### [Objective]
Reproduce the listing below from the line with "Output the Python" to the line with "from matplotlib.patches import Rectangle", both lines included, character for character, minus any pictures.

* * * * * * * * *

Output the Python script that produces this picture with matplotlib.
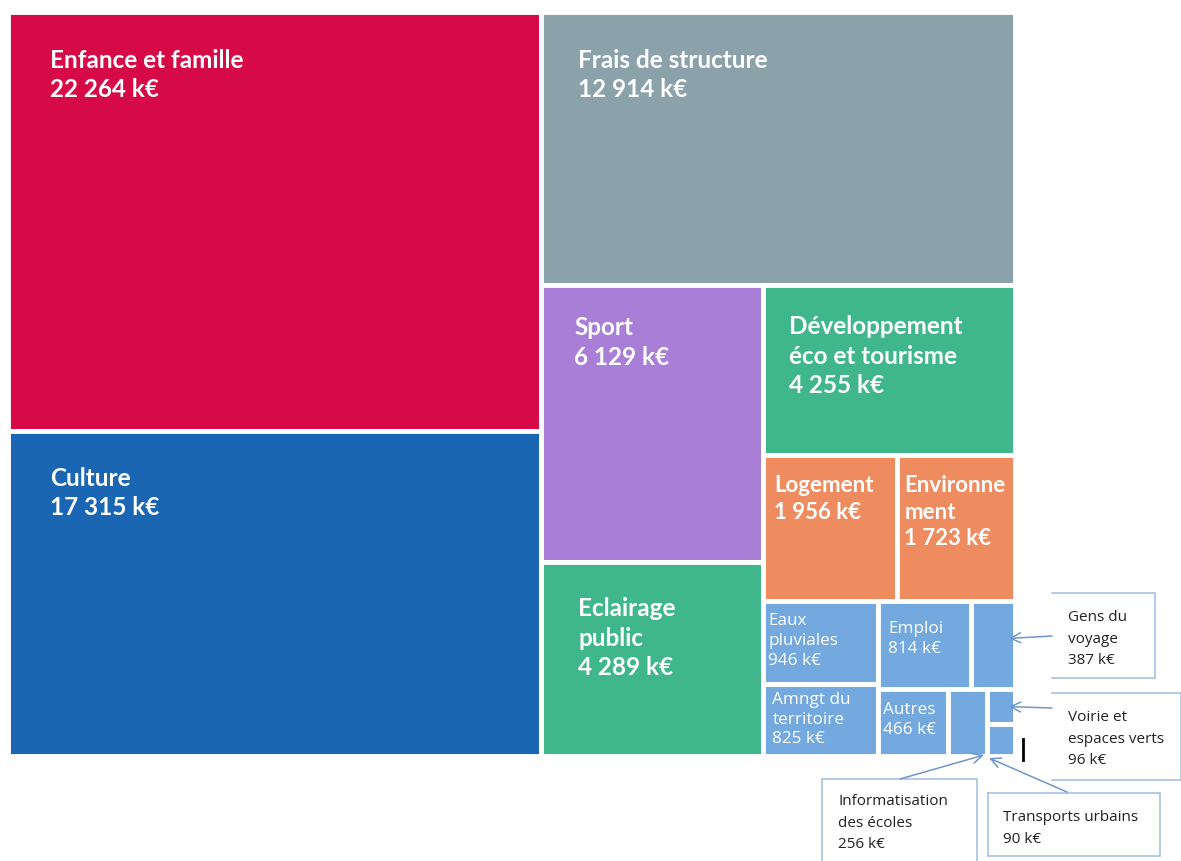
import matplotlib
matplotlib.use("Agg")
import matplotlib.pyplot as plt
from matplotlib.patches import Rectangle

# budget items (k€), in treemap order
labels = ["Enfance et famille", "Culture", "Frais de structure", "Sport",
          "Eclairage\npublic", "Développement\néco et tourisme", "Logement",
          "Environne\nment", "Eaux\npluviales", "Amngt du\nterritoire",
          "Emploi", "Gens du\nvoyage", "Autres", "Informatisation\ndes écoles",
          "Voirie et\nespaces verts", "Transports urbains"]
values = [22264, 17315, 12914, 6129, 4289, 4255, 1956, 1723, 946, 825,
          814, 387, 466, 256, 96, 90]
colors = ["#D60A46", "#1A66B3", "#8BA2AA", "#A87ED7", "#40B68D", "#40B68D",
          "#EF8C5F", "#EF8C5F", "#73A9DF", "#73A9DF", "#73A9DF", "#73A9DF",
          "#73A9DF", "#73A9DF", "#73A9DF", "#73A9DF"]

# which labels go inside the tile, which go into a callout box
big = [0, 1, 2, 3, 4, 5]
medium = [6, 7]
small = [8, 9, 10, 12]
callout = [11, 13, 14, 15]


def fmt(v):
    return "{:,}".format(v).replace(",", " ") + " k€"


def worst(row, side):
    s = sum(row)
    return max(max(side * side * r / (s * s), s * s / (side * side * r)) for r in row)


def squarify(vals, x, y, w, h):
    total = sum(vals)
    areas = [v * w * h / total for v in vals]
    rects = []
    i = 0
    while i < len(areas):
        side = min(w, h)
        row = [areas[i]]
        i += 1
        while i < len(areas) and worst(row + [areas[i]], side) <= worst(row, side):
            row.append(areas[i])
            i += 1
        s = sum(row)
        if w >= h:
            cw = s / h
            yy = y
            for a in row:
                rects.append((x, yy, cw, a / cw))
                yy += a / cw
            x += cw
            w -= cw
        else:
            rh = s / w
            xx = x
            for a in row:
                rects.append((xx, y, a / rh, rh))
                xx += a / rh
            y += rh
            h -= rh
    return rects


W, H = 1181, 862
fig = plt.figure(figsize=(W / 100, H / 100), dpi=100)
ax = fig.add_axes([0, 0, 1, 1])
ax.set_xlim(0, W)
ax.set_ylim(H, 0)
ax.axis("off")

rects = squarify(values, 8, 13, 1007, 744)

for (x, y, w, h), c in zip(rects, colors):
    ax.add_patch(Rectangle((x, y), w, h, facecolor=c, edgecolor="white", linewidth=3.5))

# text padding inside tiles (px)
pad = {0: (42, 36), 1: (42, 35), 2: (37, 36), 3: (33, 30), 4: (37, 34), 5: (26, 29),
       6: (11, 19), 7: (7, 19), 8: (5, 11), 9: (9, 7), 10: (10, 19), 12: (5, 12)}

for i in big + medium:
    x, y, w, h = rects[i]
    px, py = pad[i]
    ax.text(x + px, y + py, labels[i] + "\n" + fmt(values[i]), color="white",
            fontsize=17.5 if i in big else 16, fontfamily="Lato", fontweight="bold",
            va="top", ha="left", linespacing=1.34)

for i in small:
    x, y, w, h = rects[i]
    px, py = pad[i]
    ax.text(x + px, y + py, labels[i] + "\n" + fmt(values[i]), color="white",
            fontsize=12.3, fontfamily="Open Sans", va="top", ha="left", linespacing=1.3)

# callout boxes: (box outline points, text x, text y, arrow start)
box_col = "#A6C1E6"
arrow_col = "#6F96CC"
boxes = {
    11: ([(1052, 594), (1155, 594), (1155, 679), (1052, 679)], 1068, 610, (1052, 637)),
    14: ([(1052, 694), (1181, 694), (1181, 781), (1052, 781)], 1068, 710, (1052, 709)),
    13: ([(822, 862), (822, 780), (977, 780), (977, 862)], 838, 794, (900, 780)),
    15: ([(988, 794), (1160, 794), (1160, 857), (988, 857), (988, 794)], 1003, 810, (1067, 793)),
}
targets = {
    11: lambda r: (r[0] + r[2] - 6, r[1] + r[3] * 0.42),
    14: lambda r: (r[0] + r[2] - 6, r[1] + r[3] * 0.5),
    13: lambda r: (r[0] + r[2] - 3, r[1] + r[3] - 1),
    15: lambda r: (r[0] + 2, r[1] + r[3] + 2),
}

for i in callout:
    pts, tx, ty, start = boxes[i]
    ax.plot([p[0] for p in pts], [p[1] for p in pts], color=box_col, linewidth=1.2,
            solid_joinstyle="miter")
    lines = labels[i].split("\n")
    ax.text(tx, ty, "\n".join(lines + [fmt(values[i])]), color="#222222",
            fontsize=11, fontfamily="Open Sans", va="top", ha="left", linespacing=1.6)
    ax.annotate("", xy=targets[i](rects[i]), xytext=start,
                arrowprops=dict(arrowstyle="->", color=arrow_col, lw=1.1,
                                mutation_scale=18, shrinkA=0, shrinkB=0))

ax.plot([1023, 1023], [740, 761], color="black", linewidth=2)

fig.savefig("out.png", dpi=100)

* * * * * * * * *

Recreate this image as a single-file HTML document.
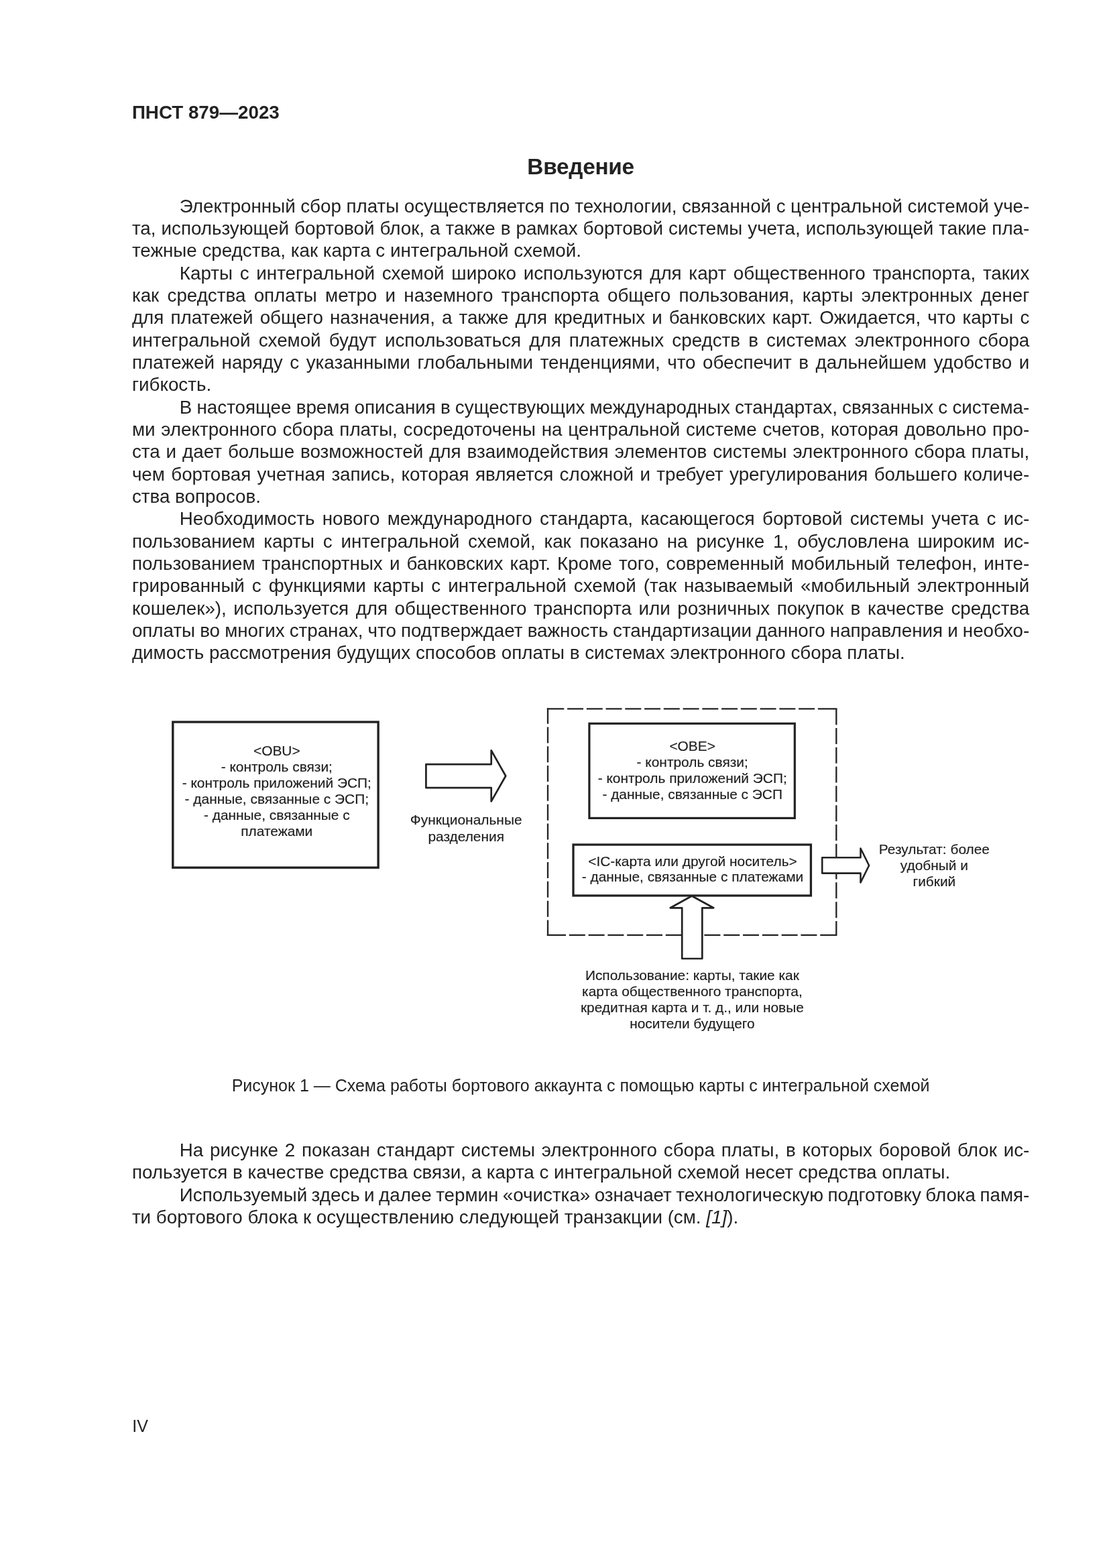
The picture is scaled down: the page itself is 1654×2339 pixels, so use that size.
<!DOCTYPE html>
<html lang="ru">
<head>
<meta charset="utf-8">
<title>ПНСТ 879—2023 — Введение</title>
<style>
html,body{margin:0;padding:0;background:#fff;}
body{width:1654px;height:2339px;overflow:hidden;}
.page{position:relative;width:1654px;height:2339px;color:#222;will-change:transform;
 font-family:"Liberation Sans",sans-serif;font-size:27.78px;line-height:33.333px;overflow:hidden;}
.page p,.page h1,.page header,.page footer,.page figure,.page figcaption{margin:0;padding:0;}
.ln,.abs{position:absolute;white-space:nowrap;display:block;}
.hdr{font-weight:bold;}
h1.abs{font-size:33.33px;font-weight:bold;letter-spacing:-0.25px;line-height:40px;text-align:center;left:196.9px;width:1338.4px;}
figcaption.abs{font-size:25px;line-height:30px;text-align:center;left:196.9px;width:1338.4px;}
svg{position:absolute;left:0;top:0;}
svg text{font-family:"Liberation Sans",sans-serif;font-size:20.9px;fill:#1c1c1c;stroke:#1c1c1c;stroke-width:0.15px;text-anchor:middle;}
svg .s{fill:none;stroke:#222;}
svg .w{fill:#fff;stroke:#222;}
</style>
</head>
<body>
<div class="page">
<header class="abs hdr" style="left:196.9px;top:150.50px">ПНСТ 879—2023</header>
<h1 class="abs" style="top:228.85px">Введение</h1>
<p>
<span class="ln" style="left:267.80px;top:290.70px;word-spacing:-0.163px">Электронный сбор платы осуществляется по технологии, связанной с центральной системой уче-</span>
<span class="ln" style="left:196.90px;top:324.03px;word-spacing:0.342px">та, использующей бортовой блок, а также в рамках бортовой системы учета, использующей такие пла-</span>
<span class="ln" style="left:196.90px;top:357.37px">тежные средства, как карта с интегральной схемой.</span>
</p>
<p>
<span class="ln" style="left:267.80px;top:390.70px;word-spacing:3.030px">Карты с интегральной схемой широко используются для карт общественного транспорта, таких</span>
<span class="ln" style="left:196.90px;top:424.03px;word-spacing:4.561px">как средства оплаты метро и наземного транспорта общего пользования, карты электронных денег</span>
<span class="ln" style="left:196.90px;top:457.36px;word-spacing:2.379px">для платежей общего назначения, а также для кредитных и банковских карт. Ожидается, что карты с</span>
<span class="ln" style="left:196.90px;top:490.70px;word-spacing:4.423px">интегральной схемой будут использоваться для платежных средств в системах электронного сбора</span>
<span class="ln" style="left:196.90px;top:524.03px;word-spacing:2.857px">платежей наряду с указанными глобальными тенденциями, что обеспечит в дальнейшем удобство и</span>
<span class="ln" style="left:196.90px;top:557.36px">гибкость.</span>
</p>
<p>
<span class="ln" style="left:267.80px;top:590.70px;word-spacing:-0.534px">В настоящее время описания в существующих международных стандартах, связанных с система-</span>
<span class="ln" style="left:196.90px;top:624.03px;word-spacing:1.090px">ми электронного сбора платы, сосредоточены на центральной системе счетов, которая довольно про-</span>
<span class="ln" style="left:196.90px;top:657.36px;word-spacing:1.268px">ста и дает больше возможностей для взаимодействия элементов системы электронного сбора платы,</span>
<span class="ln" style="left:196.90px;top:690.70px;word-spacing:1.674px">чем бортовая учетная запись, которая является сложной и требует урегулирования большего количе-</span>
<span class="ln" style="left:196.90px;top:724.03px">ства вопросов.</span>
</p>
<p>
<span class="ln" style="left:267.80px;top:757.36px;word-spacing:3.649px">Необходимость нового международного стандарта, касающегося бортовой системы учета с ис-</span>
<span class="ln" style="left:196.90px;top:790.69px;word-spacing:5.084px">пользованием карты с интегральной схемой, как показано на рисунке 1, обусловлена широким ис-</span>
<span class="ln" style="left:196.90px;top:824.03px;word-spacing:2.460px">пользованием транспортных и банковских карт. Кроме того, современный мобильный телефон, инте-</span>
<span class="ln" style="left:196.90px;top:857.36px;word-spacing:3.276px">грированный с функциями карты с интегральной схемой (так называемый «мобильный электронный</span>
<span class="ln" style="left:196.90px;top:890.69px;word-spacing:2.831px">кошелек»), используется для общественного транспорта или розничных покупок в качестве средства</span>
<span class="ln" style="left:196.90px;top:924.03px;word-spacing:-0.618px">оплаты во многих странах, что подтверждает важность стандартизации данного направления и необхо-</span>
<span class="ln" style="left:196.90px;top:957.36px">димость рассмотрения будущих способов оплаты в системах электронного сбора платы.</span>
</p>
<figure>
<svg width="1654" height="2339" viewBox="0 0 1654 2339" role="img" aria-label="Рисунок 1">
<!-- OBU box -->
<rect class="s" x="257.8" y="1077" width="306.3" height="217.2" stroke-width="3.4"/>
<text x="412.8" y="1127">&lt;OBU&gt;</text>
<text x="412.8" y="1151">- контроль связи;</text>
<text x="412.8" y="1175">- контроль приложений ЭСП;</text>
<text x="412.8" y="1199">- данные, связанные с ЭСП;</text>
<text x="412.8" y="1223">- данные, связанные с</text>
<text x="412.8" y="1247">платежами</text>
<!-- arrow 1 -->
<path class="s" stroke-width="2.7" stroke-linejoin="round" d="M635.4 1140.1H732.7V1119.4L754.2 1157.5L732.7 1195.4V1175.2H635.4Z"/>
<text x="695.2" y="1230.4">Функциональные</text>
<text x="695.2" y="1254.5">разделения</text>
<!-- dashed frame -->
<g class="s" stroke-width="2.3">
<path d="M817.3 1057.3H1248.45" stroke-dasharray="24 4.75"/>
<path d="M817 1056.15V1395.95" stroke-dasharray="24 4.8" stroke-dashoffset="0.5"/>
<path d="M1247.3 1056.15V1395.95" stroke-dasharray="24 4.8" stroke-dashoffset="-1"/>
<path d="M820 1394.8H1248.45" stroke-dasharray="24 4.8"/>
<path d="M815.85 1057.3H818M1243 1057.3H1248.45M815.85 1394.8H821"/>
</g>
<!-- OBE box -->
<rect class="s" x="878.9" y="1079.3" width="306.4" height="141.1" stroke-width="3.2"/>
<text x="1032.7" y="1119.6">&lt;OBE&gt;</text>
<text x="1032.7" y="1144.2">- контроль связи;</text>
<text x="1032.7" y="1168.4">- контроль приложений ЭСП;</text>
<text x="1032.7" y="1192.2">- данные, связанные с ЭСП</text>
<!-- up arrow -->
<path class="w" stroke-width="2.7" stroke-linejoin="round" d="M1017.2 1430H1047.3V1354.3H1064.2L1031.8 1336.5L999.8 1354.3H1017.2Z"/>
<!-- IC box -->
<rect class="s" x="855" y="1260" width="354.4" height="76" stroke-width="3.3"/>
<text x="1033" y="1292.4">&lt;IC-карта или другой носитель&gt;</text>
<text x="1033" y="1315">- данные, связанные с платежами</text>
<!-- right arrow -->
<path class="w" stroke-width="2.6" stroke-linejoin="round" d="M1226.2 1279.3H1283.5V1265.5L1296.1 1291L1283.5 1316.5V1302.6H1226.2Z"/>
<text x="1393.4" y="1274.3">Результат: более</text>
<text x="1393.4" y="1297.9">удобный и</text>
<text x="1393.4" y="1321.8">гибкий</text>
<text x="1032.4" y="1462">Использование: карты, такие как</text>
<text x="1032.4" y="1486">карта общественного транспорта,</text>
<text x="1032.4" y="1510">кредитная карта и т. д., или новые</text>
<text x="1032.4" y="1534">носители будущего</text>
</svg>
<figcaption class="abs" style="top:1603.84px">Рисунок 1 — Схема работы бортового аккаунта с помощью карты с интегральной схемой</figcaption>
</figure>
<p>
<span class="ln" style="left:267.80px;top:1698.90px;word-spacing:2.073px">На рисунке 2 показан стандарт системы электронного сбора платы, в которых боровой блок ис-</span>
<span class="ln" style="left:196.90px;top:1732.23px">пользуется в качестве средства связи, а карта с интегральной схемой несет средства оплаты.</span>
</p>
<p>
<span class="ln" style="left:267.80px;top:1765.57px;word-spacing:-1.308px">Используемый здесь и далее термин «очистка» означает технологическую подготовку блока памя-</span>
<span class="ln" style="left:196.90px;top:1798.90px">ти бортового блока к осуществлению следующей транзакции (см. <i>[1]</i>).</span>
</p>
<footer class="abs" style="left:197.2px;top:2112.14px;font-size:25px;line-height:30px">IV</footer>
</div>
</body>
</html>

* * * * * * * * *

### [Reply to the exercise]
Output the Python script that produces this picture with matplotlib.
import matplotlib
matplotlib.use("Agg")
import matplotlib.pyplot as plt
from matplotlib.patches import Rectangle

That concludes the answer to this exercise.